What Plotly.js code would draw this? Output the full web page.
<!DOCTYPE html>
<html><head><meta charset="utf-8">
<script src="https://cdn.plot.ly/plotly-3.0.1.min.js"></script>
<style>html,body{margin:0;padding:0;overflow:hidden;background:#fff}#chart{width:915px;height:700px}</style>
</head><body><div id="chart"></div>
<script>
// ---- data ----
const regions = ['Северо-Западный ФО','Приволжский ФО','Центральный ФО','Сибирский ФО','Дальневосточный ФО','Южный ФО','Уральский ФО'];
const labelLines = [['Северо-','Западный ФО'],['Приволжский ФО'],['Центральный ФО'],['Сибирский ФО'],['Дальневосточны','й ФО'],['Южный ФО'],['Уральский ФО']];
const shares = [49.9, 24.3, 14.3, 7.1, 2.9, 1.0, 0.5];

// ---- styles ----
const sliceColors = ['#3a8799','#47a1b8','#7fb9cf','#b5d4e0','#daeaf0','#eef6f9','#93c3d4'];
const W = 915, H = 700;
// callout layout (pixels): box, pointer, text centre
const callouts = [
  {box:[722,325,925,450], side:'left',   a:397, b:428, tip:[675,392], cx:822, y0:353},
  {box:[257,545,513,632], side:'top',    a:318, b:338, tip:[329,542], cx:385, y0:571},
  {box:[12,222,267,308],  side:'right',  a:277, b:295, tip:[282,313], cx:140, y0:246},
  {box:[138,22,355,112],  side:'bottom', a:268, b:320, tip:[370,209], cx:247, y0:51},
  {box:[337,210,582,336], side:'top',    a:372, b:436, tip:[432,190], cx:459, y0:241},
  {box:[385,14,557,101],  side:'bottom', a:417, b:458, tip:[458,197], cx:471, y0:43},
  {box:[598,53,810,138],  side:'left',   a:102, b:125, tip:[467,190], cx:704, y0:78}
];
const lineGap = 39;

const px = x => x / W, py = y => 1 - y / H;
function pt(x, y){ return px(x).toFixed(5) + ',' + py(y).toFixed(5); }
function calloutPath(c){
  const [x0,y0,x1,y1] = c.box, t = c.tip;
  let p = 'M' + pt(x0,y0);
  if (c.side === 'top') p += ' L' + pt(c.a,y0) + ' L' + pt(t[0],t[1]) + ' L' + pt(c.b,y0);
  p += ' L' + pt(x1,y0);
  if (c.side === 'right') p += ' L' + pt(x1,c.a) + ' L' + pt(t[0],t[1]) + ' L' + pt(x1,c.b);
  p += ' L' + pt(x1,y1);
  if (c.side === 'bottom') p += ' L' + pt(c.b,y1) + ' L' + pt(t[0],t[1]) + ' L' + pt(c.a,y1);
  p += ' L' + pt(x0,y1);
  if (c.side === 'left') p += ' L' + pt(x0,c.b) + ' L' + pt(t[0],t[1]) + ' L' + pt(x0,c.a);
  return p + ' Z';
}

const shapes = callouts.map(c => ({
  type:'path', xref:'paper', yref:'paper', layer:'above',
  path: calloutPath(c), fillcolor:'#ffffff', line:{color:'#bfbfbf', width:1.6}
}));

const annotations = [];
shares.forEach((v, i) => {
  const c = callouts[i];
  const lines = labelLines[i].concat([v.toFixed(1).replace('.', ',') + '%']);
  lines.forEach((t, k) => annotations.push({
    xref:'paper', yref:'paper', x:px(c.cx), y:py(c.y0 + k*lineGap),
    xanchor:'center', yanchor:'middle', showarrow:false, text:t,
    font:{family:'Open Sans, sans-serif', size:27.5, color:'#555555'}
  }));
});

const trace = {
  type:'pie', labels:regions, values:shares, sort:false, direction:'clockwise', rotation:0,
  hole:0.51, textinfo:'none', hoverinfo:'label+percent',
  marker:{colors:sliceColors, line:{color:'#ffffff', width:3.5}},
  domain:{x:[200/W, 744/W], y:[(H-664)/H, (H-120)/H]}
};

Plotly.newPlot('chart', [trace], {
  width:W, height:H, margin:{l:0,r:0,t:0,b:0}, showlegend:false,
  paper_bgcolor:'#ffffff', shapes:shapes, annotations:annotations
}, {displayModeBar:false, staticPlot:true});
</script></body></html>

════════

Aim: Return exactly the leading lines of the listing, stopping after the line in which "const lineGap = 39;" occurs.

The solution:
What Plotly.js code would draw this? Output the full web page.
<!DOCTYPE html>
<html><head><meta charset="utf-8">
<script src="https://cdn.plot.ly/plotly-3.0.1.min.js"></script>
<style>html,body{margin:0;padding:0;overflow:hidden;background:#fff}#chart{width:915px;height:700px}</style>
</head><body><div id="chart"></div>
<script>
// ---- data ----
const regions = ['Северо-Западный ФО','Приволжский ФО','Центральный ФО','Сибирский ФО','Дальневосточный ФО','Южный ФО','Уральский ФО'];
const labelLines = [['Северо-','Западный ФО'],['Приволжский ФО'],['Центральный ФО'],['Сибирский ФО'],['Дальневосточны','й ФО'],['Южный ФО'],['Уральский ФО']];
const shares = [49.9, 24.3, 14.3, 7.1, 2.9, 1.0, 0.5];

// ---- styles ----
const sliceColors = ['#3a8799','#47a1b8','#7fb9cf','#b5d4e0','#daeaf0','#eef6f9','#93c3d4'];
const W = 915, H = 700;
// callout layout (pixels): box, pointer, text centre
const callouts = [
  {box:[722,325,925,450], side:'left',   a:397, b:428, tip:[675,392], cx:822, y0:353},
  {box:[257,545,513,632], side:'top',    a:318, b:338, tip:[329,542], cx:385, y0:571},
  {box:[12,222,267,308],  side:'right',  a:277, b:295, tip:[282,313], cx:140, y0:246},
  {box:[138,22,355,112],  side:'bottom', a:268, b:320, tip:[370,209], cx:247, y0:51},
  {box:[337,210,582,336], side:'top',    a:372, b:436, tip:[432,190], cx:459, y0:241},
  {box:[385,14,557,101],  side:'bottom', a:417, b:458, tip:[458,197], cx:471, y0:43},
  {box:[598,53,810,138],  side:'left',   a:102, b:125, tip:[467,190], cx:704, y0:78}
];
const lineGap = 39;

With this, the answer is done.